EXERCISE DIRECTIONS: Gather from the material every line that contains the string "chart".

DATA SHOWN:
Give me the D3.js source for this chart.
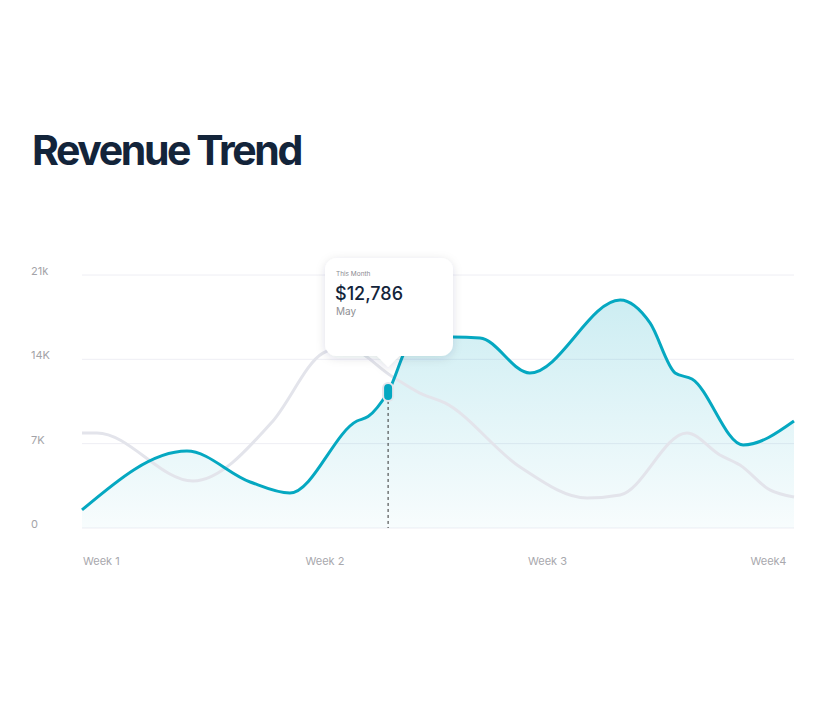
<!DOCTYPE html>
<html>
<head>
<meta charset="utf-8">
<script src="https://cdn.jsdelivr.net/npm/d3@7"></script>
<style>
  body { margin: 0; background: #fff; }
  svg { display: block; }
</style>
</head>
<body>
<svg id="chart" width="824" height="704"></svg>
<script>
// data (x in days from start of month, y in dollars)
var thisDays  = [0, 3.30, 5.29, 6.54, 8.65, 9.0, 9.63, 10.41, 11.67, 12.52, 14.09, 16.93, 17.87, 18.66, 19.19, 20.8, 22.4];
var thisVals  = [1500, 6390, 3820, 2900, 8880, 9250, 11290, 15600, 15850, 15770, 12870, 18920, 17020, 12870, 12370, 6890, 8880];
var lastDays  = [0, 0.47, 3.49, 5.98, 7.58, 8.27, 9.78, 10.63, 11.42, 13.78, 15.89, 16.93, 19.03, 20.07, 20.7, 21.64, 22.4];
var lastVals  = [7890, 7890, 3900, 8800, 14520, 15020, 12540, 11200, 10380, 5070, 2490, 2740, 7890, 6060, 5230, 3160, 2580];

var yTicks = [0, 7000, 14000, 21000];
var yTickLabels = ['0', '7K', '14K', '21k'];
var weekDays = [0, 7, 14, 21];
var weekLabels = ['Week 1', 'Week 2', 'Week 3', 'Week4'];

var focusDay = 9.63, focusVal = 11290;
var tipTitle = 'This Month', tipValue = '$12,786', tipSub = 'May';

var svg = d3.select('#chart');
var font = 'Inter, "Noto Sans", sans-serif';

var x = d3.scaleLinear().domain([0, 22.4]).range([82, 794]);
var y = d3.scaleLinear().domain([0, 21000]).range([528, 275]);

// title
svg.append('text')
    .attr('x', 32).attr('y', 165)
    .attr('font-family', font).attr('font-weight', 700)
    .attr('font-size', 41).attr('letter-spacing', -2.4)
    .attr('fill', '#13243a')
    .text('Revenue Trend');

var defs = svg.append('defs');
var grad = defs.append('linearGradient').attr('id', 'area-grad')
    .attr('gradientUnits', 'userSpaceOnUse')
    .attr('x1', 0).attr('y1', y(19000)).attr('x2', 0).attr('y2', y(0));
grad.append('stop').attr('offset', 0).attr('stop-color', '#04a6c0').attr('stop-opacity', 0.2);
grad.append('stop').attr('offset', 1).attr('stop-color', '#04a6c0').attr('stop-opacity', 0.03);

var shadow = defs.append('filter').attr('id', 'tip-shadow')
    .attr('x', -0.3).attr('y', -0.3).attr('width', 1.6).attr('height', 1.6);
shadow.append('feDropShadow').attr('dx', 0).attr('dy', 2).attr('stdDeviation', 5)
    .attr('flood-color', '#1a2a40').attr('flood-opacity', 0.13);

// grid + y labels
svg.append('g').selectAll('line').data(yTicks).enter().append('line')
    .attr('x1', 82).attr('x2', 794)
    .attr('y1', function (d) { return y(d); }).attr('y2', function (d) { return y(d); })
    .attr('stroke', '#eeeef4').attr('stroke-width', 1);

svg.append('g').selectAll('text').data(yTicks).enter().append('text')
    .attr('x', 31).attr('y', function (d) { return y(d); })
    .attr('font-family', font).attr('font-size', 11).attr('fill', '#a3a3a8')
    .text(function (d, i) { return yTickLabels[i]; });

// week labels
svg.append('g').selectAll('text').data(weekDays).enter().append('text')
    .attr('x', function (d) { return x(d) + 1; }).attr('y', 565)
    .attr('font-family', font).attr('font-size', 11).attr('fill', '#a8a8ad')
    .text(function (d, i) { return weekLabels[i]; });

var thisData = thisDays.map(function (d, i) { return [d, thisVals[i]]; });
var lastData = lastDays.map(function (d, i) { return [d, lastVals[i]]; });

var curve = d3.curveMonotoneX;
var area = d3.area().curve(curve)
    .x(function (d) { return x(d[0]); })
    .y0(y(0))
    .y1(function (d) { return y(d[1]); });
var line = d3.line().curve(curve)
    .x(function (d) { return x(d[0]); })
    .y(function (d) { return y(d[1]); });

svg.append('path').attr('d', area(thisData)).attr('fill', 'url(#area-grad)');
svg.append('path').attr('d', line(lastData))
    .attr('fill', 'none').attr('stroke', '#e3e4eb').attr('stroke-width', 3);
svg.append('path').attr('d', line(thisData))
    .attr('fill', 'none').attr('stroke', '#05a8c1').attr('stroke-width', 3);

// focus marker
var fx = x(focusDay), fy = y(focusVal);
svg.append('line')
    .attr('x1', fx).attr('x2', fx).attr('y1', fy + 9).attr('y2', y(0))
    .attr('stroke', '#333').attr('stroke-width', 1).attr('stroke-dasharray', '3,3');
svg.append('rect')
    .attr('x', fx - 6).attr('y', fy - 10).attr('width', 12).attr('height', 20).attr('rx', 6)
    .attr('fill', '#e4e6ec');
svg.append('rect')
    .attr('x', fx - 4).attr('y', fy - 8).attr('width', 8).attr('height', 16).attr('rx', 4)
    .attr('fill', '#05a8c1');

// tooltip
var tx = 325, ty = 258, tw = 128, th = 98, r = 12;
var tip = svg.append('g').attr('filter', 'url(#tip-shadow)');
var p = d3.path();
p.moveTo(tx + r, ty);
p.lineTo(tx + tw - r, ty);
p.arcTo(tx + tw, ty, tx + tw, ty + r, r);
p.lineTo(tx + tw, ty + th - r);
p.arcTo(tx + tw, ty + th, tx + tw - r, ty + th, r);
p.lineTo(fx + 11, ty + th);
p.lineTo(fx, ty + th + 11);
p.lineTo(fx - 11, ty + th);
p.lineTo(tx + r, ty + th);
p.arcTo(tx, ty + th, tx, ty + th - r, r);
p.lineTo(tx, ty + r);
p.arcTo(tx, ty, tx + r, ty, r);
p.closePath();
tip.append('path').attr('d', p.toString()).attr('fill', '#fff');

svg.append('text').attr('x', tx + 11).attr('y', ty + 18)
    .attr('font-family', font).attr('font-size', 6.5).attr('fill', '#8a8a90')
    .text(tipTitle);
svg.append('text').attr('x', tx + 10).attr('y', ty + 42)
    .attr('font-family', font).attr('font-size', 18).attr('font-weight', 500).attr('fill', '#13243a')
    .text(tipValue);
svg.append('text').attr('x', tx + 11).attr('y', ty + 57)
    .attr('font-family', font).attr('font-size', 10).attr('fill', '#8f8f94')
    .text(tipSub);
</script>
</body>
</html>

EXPECTED ANSWER:
Give me the D3.js source for this chart.
<svg id="chart" width="824" height="704"></svg>
var svg = d3.select('#chart');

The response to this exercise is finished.